■ **Records provided**:
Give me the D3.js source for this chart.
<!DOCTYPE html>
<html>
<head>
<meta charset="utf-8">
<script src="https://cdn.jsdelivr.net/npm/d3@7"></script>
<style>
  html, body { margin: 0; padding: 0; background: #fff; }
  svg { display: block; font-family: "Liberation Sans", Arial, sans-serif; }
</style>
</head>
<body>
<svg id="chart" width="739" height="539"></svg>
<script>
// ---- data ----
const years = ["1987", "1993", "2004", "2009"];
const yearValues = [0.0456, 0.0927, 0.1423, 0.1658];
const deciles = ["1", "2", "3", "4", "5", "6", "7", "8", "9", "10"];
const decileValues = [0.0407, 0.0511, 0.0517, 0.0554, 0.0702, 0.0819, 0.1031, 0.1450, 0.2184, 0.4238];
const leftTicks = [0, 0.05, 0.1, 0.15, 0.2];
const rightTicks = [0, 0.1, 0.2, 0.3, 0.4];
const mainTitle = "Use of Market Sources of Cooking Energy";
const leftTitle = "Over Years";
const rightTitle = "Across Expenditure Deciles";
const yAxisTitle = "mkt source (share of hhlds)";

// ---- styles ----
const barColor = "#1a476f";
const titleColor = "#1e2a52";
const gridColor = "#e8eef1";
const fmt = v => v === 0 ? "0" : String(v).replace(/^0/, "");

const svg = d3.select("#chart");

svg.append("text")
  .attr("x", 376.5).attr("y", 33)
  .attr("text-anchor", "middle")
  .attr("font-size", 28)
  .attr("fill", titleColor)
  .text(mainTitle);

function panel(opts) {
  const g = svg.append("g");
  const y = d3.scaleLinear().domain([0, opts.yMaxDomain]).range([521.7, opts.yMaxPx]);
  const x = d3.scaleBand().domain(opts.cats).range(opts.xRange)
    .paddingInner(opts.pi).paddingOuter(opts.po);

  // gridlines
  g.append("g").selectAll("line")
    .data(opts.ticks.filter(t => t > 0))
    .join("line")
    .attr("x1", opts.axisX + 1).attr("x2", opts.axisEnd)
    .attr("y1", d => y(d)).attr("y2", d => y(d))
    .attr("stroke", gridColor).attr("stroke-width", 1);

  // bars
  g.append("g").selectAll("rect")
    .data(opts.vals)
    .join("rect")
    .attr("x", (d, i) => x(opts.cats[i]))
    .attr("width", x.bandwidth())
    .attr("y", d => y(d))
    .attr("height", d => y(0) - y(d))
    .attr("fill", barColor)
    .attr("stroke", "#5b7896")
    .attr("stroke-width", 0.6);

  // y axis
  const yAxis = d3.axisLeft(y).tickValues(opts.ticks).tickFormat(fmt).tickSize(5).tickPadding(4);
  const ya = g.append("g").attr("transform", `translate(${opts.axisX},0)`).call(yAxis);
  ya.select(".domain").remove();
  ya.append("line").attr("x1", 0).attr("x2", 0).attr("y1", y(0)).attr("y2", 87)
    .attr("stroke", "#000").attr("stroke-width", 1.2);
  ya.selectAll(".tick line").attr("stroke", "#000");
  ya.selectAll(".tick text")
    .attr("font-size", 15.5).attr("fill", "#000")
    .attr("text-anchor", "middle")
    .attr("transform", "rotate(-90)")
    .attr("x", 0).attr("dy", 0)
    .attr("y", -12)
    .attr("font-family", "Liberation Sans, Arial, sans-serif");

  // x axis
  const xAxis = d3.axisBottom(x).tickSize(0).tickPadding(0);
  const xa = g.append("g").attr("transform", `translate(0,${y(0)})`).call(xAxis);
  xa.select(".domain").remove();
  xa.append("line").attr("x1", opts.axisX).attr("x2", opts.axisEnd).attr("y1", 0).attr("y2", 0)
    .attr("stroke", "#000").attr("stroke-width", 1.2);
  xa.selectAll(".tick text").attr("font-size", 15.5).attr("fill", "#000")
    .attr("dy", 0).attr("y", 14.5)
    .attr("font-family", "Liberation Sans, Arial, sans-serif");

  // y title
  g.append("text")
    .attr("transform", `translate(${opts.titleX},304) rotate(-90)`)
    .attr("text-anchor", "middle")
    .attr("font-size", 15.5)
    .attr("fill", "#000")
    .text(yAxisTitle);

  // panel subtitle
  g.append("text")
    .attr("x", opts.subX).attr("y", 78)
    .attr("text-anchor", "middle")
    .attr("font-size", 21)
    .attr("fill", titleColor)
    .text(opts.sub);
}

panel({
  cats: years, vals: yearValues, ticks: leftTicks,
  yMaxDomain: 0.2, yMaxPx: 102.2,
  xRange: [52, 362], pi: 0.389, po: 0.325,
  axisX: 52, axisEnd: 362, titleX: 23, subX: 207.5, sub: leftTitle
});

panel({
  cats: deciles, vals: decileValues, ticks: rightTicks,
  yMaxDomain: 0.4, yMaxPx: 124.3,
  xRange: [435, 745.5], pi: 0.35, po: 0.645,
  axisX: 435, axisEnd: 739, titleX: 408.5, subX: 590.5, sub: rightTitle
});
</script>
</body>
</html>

==

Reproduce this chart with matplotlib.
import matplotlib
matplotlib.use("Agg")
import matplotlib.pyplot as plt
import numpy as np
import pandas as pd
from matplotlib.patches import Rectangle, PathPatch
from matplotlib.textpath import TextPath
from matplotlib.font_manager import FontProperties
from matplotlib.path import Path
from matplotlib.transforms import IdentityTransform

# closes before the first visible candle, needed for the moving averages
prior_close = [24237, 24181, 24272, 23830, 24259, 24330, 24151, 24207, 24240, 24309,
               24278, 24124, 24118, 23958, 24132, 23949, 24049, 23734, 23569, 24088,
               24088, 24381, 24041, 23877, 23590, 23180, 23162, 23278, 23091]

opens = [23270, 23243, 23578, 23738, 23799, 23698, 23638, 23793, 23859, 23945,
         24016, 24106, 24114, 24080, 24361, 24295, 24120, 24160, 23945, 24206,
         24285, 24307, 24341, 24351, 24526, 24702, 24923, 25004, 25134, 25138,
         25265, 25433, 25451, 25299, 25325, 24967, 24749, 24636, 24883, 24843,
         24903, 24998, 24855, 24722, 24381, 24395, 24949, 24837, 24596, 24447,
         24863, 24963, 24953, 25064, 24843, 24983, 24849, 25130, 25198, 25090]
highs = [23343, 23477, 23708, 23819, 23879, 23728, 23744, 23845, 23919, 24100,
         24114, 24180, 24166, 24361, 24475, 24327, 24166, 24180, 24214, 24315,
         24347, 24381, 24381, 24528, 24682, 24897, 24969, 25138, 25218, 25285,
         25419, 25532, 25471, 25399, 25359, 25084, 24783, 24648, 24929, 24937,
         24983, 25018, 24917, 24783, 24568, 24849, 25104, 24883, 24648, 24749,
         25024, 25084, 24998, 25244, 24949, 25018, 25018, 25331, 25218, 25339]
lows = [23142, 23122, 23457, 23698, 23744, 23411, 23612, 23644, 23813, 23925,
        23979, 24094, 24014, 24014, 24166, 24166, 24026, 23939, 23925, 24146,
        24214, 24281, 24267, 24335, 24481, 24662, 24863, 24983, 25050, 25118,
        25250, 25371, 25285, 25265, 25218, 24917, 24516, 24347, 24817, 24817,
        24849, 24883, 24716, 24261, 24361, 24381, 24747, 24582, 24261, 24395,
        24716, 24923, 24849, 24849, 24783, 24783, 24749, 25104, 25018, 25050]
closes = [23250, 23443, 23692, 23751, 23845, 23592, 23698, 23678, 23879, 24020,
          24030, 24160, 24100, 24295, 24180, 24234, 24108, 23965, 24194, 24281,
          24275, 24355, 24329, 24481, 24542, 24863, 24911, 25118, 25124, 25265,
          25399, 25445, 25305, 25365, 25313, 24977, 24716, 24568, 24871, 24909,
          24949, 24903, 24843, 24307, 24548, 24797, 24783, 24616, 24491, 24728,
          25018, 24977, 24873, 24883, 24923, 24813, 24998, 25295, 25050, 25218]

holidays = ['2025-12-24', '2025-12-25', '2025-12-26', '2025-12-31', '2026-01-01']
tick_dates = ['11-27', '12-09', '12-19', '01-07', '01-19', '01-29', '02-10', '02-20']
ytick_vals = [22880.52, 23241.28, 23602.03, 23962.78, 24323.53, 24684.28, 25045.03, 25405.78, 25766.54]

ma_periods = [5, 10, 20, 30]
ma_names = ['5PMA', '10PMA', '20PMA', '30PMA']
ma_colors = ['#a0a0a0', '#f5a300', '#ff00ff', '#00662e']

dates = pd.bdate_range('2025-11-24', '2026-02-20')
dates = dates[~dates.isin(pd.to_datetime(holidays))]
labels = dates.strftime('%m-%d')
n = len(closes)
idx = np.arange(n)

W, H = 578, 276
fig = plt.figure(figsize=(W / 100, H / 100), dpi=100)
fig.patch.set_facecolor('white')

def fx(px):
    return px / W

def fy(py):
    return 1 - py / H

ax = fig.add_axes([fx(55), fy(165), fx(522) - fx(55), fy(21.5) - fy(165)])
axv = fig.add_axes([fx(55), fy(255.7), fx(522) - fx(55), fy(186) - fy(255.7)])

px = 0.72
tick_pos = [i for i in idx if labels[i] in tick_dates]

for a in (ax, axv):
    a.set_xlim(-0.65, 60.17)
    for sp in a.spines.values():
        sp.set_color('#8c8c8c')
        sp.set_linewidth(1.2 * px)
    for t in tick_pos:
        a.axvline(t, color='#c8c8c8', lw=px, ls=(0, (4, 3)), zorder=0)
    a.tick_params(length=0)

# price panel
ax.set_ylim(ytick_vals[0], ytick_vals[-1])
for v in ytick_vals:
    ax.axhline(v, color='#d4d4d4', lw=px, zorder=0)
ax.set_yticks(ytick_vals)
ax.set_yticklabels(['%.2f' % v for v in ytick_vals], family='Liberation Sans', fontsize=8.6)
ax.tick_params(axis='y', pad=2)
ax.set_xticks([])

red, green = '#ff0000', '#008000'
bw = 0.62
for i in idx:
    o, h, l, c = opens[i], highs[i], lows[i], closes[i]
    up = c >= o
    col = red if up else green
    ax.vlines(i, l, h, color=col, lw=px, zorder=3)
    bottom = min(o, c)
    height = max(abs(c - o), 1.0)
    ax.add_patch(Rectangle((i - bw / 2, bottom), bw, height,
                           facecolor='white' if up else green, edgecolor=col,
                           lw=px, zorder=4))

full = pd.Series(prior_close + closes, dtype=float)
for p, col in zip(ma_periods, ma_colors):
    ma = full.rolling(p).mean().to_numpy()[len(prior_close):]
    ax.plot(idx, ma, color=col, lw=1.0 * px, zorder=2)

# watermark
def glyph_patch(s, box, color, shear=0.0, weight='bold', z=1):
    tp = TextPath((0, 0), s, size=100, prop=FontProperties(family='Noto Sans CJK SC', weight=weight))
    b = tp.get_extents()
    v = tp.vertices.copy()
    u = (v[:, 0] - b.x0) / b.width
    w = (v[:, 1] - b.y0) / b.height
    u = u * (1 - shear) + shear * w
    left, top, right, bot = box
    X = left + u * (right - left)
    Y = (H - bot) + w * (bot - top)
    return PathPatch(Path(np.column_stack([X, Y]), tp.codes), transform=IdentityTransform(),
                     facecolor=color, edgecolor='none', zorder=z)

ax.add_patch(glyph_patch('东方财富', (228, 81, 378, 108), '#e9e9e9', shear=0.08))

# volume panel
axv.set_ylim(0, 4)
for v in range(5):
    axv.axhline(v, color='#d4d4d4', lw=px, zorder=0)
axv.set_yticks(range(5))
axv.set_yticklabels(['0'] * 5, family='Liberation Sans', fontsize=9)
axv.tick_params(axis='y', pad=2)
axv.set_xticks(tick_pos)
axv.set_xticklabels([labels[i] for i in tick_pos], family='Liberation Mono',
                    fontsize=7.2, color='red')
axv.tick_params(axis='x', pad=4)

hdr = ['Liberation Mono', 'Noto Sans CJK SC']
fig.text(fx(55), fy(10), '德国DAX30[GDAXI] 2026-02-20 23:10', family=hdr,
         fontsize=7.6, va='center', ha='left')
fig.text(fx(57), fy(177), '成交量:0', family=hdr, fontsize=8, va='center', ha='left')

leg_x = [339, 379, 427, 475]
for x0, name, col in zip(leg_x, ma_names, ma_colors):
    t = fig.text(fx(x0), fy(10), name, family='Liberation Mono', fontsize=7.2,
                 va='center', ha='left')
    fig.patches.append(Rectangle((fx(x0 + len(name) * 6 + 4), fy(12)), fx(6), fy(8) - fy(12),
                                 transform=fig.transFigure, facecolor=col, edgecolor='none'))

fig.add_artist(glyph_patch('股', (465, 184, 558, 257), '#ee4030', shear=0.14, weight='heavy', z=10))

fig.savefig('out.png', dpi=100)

■ **What is asked**: Starting with the line that contains "Reproduce this chart with matplotlib.", repeat each line exactly, and stop once the line that contains "24088, 24381, 24041, 23877, 23590, 23180, 23162, 23278, 23091]" has been repeated.

■ **Complete output**:
Reproduce this chart with matplotlib.
import matplotlib
matplotlib.use("Agg")
import matplotlib.pyplot as plt
import numpy as np
import pandas as pd
from matplotlib.patches import Rectangle, PathPatch
from matplotlib.textpath import TextPath
from matplotlib.font_manager import FontProperties
from matplotlib.path import Path
from matplotlib.transforms import IdentityTransform

# closes before the first visible candle, needed for the moving averages
prior_close = [24237, 24181, 24272, 23830, 24259, 24330, 24151, 24207, 24240, 24309,
               24278, 24124, 24118, 23958, 24132, 23949, 24049, 23734, 23569, 24088,
               24088, 24381, 24041, 23877, 23590, 23180, 23162, 23278, 23091]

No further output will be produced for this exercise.